Sunday, September 4, 2011

Who Are You - A Cripple, or a Man? How About Both?

I believe it's important to not "be" your handicap - in fact, I spent decades denying I even had one. We are all more than the fact of our handicaps, and that is completely as it should be. After all, we want to enjoy life in the same manner everyone does - except perhaps the politicians. We want to be active - sports, hiking, enjoying our friends, or our kids, just as everyone else does. And it comes as no surprise to me that I wasn't the only clubby who tried to act as though I did not in fact have something that set me apart from "everybody else," whether I wanted it to or not. I learned very early that being different, especially among my peer group, was a ticket to being bullied, to humiliation, to rejection, to being relegated the outsider status I never sought.
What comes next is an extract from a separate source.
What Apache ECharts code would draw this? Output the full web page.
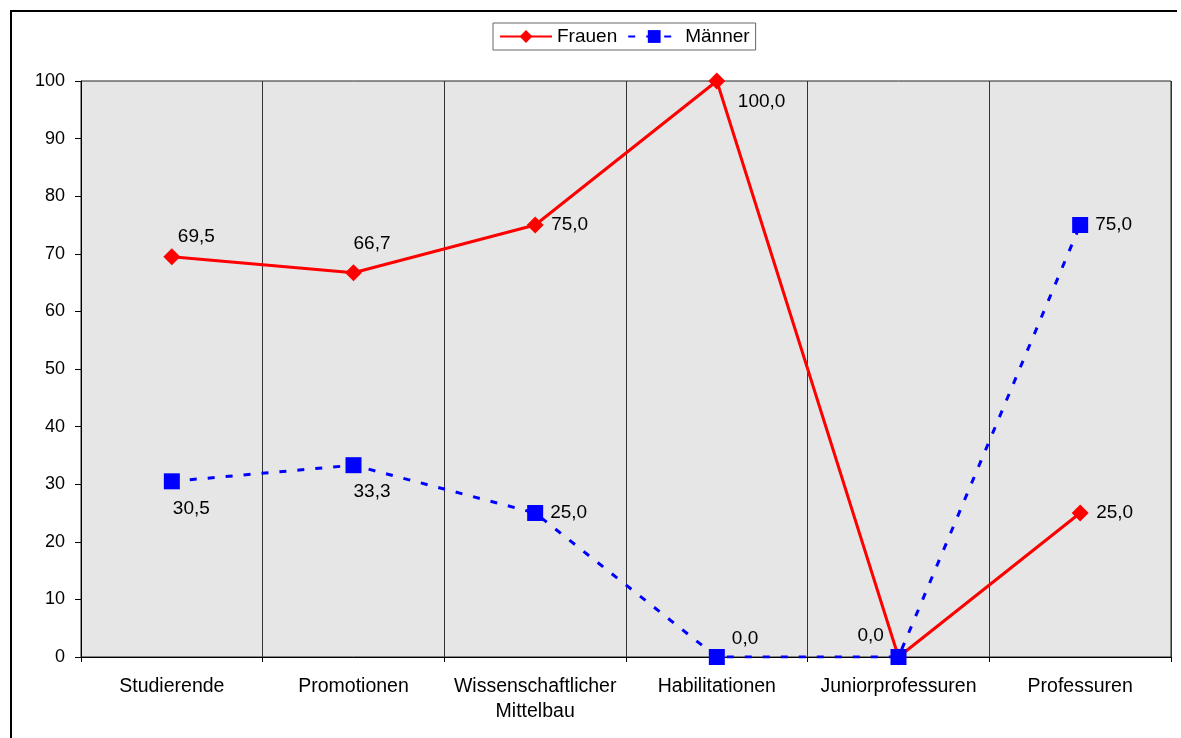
<!DOCTYPE html>
<html>
<head>
<meta charset="utf-8">
<script src="https://cdn.jsdelivr.net/npm/echarts@6/dist/echarts.min.js"></script>
<style>
  html, body { margin: 0; padding: 0; background: #fff; }
  #chart { width: 1181px; height: 738px; }
</style>
</head>
<body>
<div id="chart"></div>
<script>
// Share of women and men by qualification level (percent)
const categories = ['Studierende', 'Promotionen', 'Wissenschaftlicher\nMittelbau', 'Habilitationen', 'Juniorprofessuren', 'Professuren'];
const frauen = [69.5, 66.7, 75.0, 100.0, 0.0, 25.0];
const maenner = [30.5, 33.3, 25.0, 0.0, 0.0, 75.0];
const yTicks = { min: 0, max: 100, interval: 10 };

// Label placement (pixel offsets from each marker, text anchored at its left edge)
const frauenLabelOffsets = [[6, -20], [0, -29], [16, 0], [21, 21], [-41, -21], [16, 0]];
const maennerLabelOffsets = [[1, 27], [0, 27], [15, 0], [15, -18], null, [15, 0]];

const FONT = '"Liberation Sans", Arial, sans-serif';
const fmt = v => v.toFixed(1).replace('.', ',');

function withLabels(values, offsets) {
  return values.map((v, i) => {
    const off = offsets[i];
    if (!off) return { value: v, label: { show: false } };
    return {
      value: v,
      label: {
        show: true,
        position: 'inside',
        align: 'left',
        verticalAlign: 'middle',
        offset: off
      }
    };
  });
}

const labelStyle = {
  show: true,
  color: '#000',
  fontFamily: FONT,
  fontSize: 19,
  formatter: p => fmt(p.value)
};

const chart = echarts.init(document.getElementById('chart'), null, { renderer: 'canvas' });
chart.setOption({
  animation: false,
  backgroundColor: '#fff',
  textStyle: { fontFamily: FONT },
  graphic: [
    { type: 'line', shape: { x1: 11, y1: 11, x2: 1177, y2: 11 }, style: { stroke: '#000', lineWidth: 2 }, z: 10 },
    { type: 'line', shape: { x1: 11, y1: 10, x2: 11, y2: 738 }, style: { stroke: '#000', lineWidth: 2 }, z: 10 }
  ],
  legend: {
    left: 493,
    top: 23,
    padding: [4, 6, 4, 6],
    itemGap: 10,
    itemWidth: 52,
    itemHeight: 16,
    borderColor: '#666',
    borderWidth: 1,
    textStyle: { color: '#000', fontSize: 19, fontFamily: FONT },
    data: ['Frauen', 'Männer']
  },
  grid: {
    left: 81, right: 10, top: 81, bottom: 81,
    show: true,
    backgroundColor: '#e6e6e6',
    borderColor: '#222',
    borderWidth: 1
  },
  xAxis: {
    type: 'category',
    data: categories,
    boundaryGap: true,
    axisLine: { lineStyle: { color: '#000', width: 1 } },
    axisTick: { show: true, length: 5, lineStyle: { color: '#000' } },
    splitLine: { show: true, interval: 0, lineStyle: { color: '#333', width: 1 } },
    axisLabel: {
      interval: 0,
      color: '#000',
      fontSize: 19.5,
      fontFamily: FONT,
      lineHeight: 25,
      margin: 17
    }
  },
  yAxis: {
    type: 'value',
    min: yTicks.min,
    max: yTicks.max,
    interval: yTicks.interval,
    axisLine: { show: true, lineStyle: { color: '#000', width: 1 } },
    axisTick: { show: true, length: 6, lineStyle: { color: '#000' } },
    splitLine: { show: false },
    axisLabel: { color: '#000', fontSize: 18, fontFamily: FONT, margin: 16 }
  },
  series: [
    {
      name: 'Frauen',
      type: 'line',
      data: withLabels(frauen, frauenLabelOffsets),
      symbol: 'diamond',
      symbolSize: 17,
      lineStyle: { color: '#ff0000', width: 3 },
      itemStyle: { color: '#ff0000' },
      label: labelStyle,
      z: 3
    },
    {
      name: 'Männer',
      type: 'line',
      data: withLabels(maenner, maennerLabelOffsets),
      symbol: 'rect',
      symbolSize: 16,
      lineStyle: { color: '#0000ff', width: 3, type: [7, 11] },
      itemStyle: { color: '#0000ff' },
      label: labelStyle,
      z: 4
    }
  ]
});
</script>
</body>
</html>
But there it is, isn't it? Everyone I have ever met, who has a handicap - obvious or invisible - has gone through some variation on this theme. And nearly all have confessed to me that the biggest hurdle they often face is their own internal battles, the internalizing of all that rejection and humiliation, of being if not told, then certainly being shown, that to be handicapped nearly anywhere in the world is to be "different."

Today, I have come to terms with the harder elements of this internal battle, this constant rupturing of the self I feel, from the self I deny. But in order to do that, I had to work very hard to realize that, in choosing to call myself a clubby, in choosing to spend a major portion of my life trying to help others whose handicaps have made life difficult, I was that different person the world made me out to be. Only now, I am in charge of that self. I do not hesitate to tell those who ask why I walk with a cane, or limp worse some days than others, or why I wear those huge shoes, that I am a clubby, and am more than willing to explain what that means, if they are truly interested in facing the truth along with me. Until I was willing to allow my self to be my handicap, as much as all the other things I want to and strive to be, I was not ever going to be a complete person, the person  in fact I am, different or not. And, true confession here, I have spent more than thirty years in therapy working to reintegrate all those aspects of myself, to reclaim my full self, handicap and all. And I am still working on that goal. Fact is, I suspect I will always be working on it.

But I have also learned something else along the way - everyone, perhaps with the exception of Buddha, has a handicap. If you spend time truly observing people, something I have spent much of my life engaged in, both at the professional level, and just because people fascinate me, you will sooner or later spot their handicap. It might in fact be obvious - cane, wheelchair, prosthetic, a limp, - or it may be very subtle, say, an inability to actually listen to what another person is saying, or, bigotry, or intolerance of people who they believe are slower, or who think differently, etc. A handicap, when seen in the manner the word is used in sport, as in horse racing, for example, simply means that there are differentials in advantage that must be factored into the ability of the various participants to fully compete on a level playing field, as it were. Us clubbies, just as with others with physical and mental handicaps, don't really have a level playing field, do we? And that is why I feel so strongly that we do indeed need to be as willing to "be" our handicap to the same degree we choose to be our other aspects - our work, our sport, our friends and family. Our clubby selves need to be fully integrated into our lives. Then, and in my view, only then, are we able to be fully and truly who we are.